• Problem details
Shown below is a listing with pictures; reproduce exactly, and only, the lines between the ones containing "Output the component" and "const yTicks = [0, 25, 50, 75, 100];", inclusive, leaving the pictures out.

=-=-=

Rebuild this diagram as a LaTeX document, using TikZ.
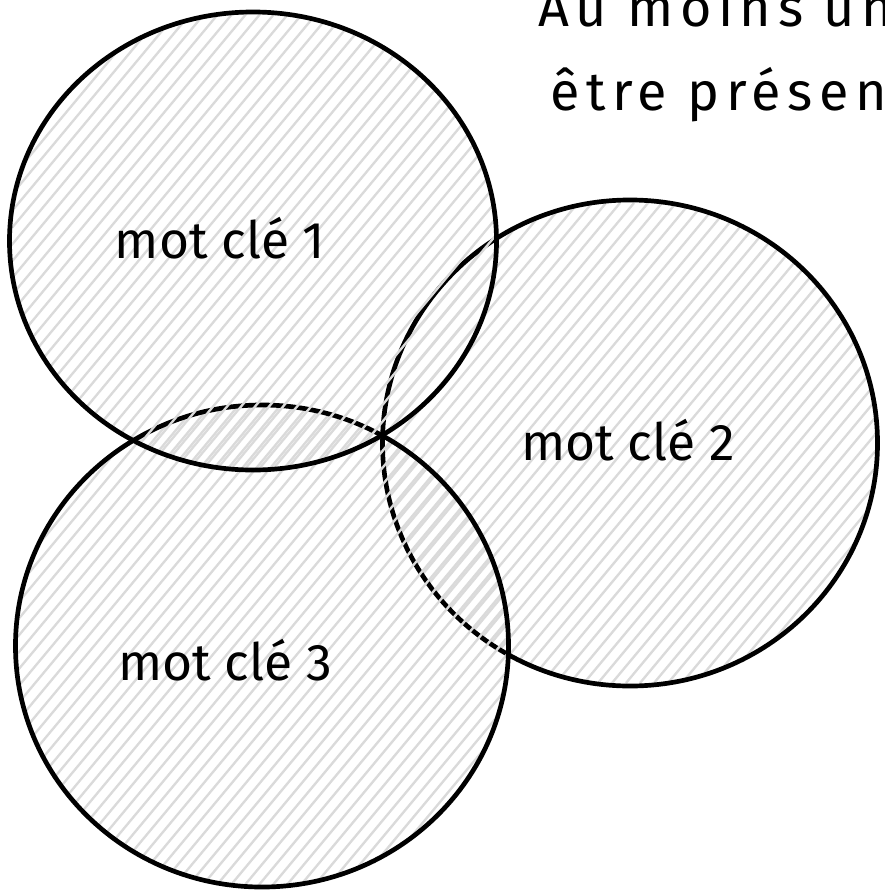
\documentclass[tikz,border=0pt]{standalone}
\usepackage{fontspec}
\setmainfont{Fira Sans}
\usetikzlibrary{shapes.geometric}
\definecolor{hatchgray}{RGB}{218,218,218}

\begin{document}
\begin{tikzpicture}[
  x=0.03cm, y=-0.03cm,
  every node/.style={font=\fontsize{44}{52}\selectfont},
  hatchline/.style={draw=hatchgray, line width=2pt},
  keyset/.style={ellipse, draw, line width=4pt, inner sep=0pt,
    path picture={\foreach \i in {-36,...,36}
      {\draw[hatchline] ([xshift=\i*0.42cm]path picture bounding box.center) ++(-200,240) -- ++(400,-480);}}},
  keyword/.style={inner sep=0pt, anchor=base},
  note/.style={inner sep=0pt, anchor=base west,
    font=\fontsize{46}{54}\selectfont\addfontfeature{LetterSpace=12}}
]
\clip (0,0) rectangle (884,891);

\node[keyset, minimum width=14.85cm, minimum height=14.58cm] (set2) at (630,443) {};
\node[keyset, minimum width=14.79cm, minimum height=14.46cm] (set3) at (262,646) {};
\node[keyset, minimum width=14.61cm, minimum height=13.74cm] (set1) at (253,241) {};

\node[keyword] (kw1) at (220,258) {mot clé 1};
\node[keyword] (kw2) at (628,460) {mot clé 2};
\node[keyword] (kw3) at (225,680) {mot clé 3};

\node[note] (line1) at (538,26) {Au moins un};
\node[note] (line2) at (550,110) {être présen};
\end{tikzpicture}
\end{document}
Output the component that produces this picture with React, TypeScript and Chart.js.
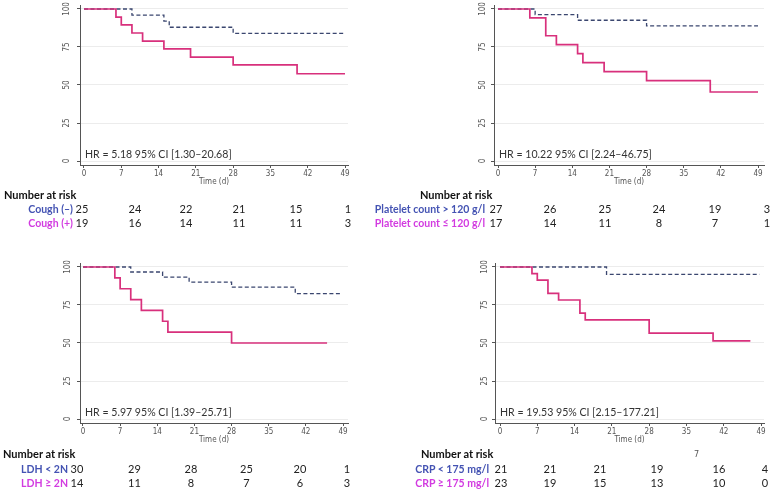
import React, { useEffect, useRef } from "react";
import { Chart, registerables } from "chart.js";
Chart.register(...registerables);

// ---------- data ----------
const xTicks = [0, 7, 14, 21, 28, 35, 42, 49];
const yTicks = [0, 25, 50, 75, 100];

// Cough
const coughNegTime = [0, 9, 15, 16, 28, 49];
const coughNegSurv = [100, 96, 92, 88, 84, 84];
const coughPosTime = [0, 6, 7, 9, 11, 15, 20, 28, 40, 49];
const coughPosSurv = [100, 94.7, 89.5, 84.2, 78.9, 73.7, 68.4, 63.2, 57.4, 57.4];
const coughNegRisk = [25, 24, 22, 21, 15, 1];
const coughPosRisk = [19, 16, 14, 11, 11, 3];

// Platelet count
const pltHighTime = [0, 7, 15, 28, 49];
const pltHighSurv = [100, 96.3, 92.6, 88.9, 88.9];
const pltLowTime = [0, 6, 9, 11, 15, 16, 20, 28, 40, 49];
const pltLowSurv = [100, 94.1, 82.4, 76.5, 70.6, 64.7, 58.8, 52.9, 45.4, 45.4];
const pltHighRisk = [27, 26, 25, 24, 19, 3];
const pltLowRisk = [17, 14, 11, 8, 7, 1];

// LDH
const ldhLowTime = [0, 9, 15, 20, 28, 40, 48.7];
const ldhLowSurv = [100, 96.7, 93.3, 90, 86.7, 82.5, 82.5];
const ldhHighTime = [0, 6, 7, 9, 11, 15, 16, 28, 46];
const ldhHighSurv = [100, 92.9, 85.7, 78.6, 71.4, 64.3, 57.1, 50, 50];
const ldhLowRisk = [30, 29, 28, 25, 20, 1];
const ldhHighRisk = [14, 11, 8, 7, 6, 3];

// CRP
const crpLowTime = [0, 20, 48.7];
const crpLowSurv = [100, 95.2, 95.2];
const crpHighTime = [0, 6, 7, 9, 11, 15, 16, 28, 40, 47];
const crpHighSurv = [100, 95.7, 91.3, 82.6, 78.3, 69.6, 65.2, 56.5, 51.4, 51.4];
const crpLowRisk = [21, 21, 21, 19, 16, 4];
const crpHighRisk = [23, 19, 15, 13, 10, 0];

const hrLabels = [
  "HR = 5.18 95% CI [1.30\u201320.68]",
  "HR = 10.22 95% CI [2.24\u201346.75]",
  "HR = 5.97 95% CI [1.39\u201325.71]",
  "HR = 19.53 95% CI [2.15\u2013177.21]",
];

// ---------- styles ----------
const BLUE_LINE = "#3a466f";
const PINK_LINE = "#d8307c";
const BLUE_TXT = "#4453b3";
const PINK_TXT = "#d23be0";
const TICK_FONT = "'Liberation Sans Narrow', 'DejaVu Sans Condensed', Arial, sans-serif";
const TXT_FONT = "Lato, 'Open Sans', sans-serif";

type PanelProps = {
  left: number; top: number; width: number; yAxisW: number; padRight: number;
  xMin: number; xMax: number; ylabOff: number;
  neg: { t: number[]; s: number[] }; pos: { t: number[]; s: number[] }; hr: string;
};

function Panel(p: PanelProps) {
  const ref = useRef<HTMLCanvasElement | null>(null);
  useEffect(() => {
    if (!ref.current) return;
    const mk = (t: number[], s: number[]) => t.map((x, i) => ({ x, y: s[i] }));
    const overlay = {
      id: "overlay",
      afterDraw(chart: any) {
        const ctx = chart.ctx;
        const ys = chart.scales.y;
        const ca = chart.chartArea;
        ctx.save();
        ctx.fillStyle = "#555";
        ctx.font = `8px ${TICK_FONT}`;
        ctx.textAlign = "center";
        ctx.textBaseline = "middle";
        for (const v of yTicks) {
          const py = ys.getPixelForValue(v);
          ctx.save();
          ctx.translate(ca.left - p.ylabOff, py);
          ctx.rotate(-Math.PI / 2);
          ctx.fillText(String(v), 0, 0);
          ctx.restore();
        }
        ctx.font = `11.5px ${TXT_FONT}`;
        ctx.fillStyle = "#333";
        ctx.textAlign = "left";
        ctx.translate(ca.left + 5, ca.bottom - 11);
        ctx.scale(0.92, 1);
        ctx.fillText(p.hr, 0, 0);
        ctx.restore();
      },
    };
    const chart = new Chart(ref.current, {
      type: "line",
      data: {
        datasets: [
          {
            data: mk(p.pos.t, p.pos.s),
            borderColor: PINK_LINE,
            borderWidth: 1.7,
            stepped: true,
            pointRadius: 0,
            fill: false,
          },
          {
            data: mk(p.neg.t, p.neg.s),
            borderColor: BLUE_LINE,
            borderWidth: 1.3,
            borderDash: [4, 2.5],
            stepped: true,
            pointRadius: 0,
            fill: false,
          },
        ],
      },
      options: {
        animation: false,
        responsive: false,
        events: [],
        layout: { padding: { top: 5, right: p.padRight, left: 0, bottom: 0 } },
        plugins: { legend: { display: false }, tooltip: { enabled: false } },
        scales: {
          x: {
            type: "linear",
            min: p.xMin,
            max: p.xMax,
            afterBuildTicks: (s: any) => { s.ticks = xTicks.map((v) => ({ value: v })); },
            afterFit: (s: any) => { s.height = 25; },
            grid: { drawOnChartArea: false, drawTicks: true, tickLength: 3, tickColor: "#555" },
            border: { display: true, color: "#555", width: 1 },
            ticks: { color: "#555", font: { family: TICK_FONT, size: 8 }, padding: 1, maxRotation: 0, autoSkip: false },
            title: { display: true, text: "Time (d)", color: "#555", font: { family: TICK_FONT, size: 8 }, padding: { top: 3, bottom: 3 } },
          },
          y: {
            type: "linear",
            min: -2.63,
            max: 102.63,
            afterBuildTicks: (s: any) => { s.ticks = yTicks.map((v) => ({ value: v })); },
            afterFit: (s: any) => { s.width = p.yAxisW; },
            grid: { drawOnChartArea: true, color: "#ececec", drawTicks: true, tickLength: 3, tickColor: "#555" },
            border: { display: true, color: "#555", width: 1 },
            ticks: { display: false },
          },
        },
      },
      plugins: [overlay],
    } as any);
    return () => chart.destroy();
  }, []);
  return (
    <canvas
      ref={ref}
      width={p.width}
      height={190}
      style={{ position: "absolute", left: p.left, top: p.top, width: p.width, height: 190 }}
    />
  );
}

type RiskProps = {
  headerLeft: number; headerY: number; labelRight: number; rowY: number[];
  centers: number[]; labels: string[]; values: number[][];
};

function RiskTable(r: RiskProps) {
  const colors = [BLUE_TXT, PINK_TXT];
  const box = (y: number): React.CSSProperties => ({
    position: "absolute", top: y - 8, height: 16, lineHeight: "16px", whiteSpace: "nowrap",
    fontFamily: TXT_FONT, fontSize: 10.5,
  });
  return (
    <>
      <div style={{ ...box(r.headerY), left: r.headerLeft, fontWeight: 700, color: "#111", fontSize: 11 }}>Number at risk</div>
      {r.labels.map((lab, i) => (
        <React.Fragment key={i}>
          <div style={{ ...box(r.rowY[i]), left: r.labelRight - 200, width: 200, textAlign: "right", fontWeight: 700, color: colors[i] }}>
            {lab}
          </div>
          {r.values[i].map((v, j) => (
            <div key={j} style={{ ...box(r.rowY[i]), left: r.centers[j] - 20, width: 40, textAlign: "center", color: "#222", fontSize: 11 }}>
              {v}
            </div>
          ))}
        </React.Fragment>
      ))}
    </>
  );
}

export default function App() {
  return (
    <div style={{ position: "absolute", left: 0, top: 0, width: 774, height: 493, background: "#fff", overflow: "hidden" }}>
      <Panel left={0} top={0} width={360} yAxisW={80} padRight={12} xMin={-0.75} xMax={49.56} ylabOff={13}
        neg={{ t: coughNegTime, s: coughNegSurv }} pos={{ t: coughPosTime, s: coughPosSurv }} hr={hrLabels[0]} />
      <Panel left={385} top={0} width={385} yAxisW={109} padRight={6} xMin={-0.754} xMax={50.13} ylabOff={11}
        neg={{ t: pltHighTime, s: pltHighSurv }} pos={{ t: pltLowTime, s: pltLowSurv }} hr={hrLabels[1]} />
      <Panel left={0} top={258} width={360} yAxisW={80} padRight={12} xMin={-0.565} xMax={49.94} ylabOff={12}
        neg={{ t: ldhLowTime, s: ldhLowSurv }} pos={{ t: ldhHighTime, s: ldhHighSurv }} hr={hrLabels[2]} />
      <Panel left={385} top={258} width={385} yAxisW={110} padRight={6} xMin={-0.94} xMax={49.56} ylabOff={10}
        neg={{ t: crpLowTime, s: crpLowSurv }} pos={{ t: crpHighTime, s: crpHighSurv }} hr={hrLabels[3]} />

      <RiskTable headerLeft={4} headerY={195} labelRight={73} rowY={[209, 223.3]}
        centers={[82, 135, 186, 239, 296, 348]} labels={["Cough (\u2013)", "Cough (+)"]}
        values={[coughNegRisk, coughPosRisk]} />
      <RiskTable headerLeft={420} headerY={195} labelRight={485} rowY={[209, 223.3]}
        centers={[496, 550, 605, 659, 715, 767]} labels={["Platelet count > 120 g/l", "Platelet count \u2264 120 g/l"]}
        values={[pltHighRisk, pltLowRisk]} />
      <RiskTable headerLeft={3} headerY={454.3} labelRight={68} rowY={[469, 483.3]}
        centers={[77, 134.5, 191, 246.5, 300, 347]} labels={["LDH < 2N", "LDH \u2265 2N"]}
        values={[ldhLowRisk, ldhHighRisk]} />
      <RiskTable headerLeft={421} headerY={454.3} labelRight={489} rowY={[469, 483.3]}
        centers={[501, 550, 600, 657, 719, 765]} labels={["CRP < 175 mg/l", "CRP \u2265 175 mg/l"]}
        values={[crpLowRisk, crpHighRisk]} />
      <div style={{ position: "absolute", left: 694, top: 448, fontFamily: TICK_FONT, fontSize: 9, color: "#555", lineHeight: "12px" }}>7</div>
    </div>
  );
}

=-=-=

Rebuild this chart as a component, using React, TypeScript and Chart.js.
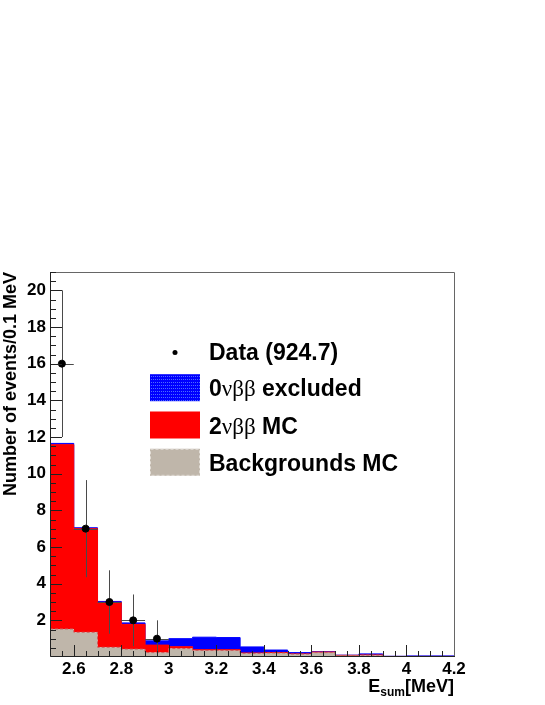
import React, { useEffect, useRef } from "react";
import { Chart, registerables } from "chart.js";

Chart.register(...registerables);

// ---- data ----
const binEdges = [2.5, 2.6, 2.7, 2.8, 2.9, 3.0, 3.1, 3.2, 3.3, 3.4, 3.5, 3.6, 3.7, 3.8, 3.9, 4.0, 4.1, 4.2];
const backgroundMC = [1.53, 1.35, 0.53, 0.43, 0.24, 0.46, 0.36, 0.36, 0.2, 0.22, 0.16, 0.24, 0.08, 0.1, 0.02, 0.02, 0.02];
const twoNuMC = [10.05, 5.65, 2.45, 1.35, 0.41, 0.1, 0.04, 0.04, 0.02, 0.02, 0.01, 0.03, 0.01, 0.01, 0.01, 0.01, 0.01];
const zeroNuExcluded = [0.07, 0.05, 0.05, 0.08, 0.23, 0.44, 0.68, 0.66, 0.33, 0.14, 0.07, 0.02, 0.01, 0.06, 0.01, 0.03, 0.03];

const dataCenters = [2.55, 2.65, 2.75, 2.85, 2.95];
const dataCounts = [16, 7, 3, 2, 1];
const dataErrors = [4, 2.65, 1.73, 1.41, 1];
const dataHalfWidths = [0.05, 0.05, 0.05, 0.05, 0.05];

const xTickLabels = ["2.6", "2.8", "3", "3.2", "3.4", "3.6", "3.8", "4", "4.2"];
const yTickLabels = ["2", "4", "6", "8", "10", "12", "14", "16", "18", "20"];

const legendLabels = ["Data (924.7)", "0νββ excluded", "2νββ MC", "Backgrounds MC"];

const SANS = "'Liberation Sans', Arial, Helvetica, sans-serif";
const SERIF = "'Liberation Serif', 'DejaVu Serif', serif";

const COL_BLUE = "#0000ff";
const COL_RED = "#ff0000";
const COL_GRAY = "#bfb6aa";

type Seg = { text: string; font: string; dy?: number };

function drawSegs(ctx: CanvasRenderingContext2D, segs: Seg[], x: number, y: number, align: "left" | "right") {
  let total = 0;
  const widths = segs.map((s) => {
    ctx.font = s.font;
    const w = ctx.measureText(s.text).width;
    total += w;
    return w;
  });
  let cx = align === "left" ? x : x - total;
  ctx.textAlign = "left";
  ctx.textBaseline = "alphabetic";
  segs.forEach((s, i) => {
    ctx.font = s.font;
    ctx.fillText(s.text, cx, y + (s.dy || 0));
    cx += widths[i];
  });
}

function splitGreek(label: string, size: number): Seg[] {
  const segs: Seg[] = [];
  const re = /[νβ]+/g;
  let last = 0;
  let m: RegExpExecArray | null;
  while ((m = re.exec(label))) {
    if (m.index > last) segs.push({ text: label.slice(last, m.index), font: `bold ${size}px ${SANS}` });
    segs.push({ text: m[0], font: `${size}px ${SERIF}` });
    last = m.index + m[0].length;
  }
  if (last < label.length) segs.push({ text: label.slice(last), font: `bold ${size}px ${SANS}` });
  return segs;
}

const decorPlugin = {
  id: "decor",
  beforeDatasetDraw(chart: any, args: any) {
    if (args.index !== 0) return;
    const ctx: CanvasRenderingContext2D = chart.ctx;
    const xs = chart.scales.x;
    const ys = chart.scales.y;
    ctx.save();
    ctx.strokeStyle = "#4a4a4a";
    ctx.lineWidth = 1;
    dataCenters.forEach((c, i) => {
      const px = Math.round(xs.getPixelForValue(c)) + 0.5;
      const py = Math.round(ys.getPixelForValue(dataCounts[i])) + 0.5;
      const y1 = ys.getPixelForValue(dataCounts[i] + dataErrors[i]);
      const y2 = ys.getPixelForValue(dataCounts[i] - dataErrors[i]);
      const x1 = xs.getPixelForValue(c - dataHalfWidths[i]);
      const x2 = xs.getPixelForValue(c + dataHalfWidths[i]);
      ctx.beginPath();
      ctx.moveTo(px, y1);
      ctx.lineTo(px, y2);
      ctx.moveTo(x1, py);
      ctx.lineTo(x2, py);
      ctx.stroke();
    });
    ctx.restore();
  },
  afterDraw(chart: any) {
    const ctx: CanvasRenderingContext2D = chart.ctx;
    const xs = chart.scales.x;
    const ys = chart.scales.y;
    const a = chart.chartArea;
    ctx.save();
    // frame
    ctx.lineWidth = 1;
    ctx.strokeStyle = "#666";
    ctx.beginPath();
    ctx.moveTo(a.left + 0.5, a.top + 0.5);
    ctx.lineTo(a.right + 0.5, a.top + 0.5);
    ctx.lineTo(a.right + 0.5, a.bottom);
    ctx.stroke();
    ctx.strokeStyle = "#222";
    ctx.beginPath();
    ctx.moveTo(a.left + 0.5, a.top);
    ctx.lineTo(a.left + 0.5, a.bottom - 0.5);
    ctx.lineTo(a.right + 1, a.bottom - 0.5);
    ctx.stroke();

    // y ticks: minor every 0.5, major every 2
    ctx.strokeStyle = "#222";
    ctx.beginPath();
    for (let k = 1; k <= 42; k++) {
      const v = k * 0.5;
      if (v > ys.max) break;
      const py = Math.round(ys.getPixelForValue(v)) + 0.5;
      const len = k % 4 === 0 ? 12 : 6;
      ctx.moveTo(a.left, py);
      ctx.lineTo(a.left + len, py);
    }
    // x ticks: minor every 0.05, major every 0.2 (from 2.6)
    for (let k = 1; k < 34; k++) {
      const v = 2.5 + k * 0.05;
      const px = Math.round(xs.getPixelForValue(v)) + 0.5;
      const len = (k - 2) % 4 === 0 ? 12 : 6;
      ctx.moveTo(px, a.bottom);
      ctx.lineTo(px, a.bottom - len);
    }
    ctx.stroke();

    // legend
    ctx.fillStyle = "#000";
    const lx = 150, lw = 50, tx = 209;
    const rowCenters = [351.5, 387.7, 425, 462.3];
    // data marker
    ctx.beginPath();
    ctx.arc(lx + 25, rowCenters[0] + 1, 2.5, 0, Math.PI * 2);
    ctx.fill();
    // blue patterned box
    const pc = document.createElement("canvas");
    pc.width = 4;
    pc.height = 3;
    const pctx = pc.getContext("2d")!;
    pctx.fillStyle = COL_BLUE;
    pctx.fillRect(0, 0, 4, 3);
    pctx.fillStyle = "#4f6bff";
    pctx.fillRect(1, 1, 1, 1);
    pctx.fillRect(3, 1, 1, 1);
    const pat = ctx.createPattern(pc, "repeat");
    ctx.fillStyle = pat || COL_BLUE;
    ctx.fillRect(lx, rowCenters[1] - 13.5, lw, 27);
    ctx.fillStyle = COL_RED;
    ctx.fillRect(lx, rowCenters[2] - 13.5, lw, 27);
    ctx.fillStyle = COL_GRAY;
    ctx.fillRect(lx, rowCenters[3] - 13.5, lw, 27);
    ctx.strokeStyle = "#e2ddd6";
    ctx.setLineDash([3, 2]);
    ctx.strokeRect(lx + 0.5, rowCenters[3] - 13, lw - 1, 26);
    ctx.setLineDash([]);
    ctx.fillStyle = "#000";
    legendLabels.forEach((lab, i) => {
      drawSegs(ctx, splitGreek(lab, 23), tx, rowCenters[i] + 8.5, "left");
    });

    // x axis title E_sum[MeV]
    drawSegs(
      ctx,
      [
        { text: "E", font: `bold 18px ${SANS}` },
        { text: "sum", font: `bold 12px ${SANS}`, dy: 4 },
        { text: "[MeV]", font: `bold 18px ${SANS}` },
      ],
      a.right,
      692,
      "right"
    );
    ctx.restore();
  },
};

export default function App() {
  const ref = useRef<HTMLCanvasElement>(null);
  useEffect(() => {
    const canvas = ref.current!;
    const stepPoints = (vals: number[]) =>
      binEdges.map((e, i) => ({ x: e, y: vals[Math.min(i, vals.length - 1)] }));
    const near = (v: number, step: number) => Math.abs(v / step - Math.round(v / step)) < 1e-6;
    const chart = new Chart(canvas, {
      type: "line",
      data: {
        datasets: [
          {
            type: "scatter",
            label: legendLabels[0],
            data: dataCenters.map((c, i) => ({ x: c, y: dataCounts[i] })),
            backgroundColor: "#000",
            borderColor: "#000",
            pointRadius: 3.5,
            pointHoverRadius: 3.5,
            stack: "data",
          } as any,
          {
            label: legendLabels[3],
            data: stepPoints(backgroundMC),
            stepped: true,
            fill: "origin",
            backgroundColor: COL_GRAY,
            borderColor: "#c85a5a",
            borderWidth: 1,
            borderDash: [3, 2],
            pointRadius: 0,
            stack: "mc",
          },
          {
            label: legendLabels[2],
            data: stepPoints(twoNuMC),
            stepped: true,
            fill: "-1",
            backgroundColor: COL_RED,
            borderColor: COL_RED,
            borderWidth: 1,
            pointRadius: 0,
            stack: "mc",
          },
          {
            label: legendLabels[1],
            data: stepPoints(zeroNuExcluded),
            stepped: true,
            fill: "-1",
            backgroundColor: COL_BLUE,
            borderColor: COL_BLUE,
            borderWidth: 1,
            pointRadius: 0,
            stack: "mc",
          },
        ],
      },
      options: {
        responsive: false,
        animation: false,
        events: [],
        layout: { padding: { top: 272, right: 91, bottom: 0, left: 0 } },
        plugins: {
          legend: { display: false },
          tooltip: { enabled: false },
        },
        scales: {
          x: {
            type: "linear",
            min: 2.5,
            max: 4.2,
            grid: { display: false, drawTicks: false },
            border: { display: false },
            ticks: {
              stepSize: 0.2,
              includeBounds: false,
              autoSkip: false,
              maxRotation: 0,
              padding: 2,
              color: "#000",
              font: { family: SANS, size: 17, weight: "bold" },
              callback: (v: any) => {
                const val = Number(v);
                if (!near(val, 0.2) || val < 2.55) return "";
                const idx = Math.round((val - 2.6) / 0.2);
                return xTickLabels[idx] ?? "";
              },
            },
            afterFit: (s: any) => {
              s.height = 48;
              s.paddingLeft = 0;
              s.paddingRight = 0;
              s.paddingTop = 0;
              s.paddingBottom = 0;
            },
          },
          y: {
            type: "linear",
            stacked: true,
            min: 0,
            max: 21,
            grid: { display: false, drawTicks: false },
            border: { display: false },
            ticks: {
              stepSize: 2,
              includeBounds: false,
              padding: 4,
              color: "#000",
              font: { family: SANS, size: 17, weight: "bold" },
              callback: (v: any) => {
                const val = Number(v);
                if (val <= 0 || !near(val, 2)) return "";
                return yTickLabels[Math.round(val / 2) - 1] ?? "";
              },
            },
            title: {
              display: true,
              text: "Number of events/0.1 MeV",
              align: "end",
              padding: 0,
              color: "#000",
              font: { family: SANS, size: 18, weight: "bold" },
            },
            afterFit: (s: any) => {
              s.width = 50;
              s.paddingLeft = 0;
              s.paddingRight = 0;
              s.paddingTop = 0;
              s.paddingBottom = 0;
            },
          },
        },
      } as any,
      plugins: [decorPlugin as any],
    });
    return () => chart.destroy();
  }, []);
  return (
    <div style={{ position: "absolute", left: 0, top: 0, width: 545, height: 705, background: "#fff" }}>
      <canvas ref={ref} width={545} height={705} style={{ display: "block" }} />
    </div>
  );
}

=-=-=

• Solution to the problem
Output the component that produces this picture with React, TypeScript and Chart.js.
import React, { useEffect, useRef } from "react";
import { Chart, registerables } from "chart.js";
Chart.register(...registerables);

// ---------- data ----------
const xTicks = [0, 7, 14, 21, 28, 35, 42, 49];
const yTicks = [0, 25, 50, 75, 100];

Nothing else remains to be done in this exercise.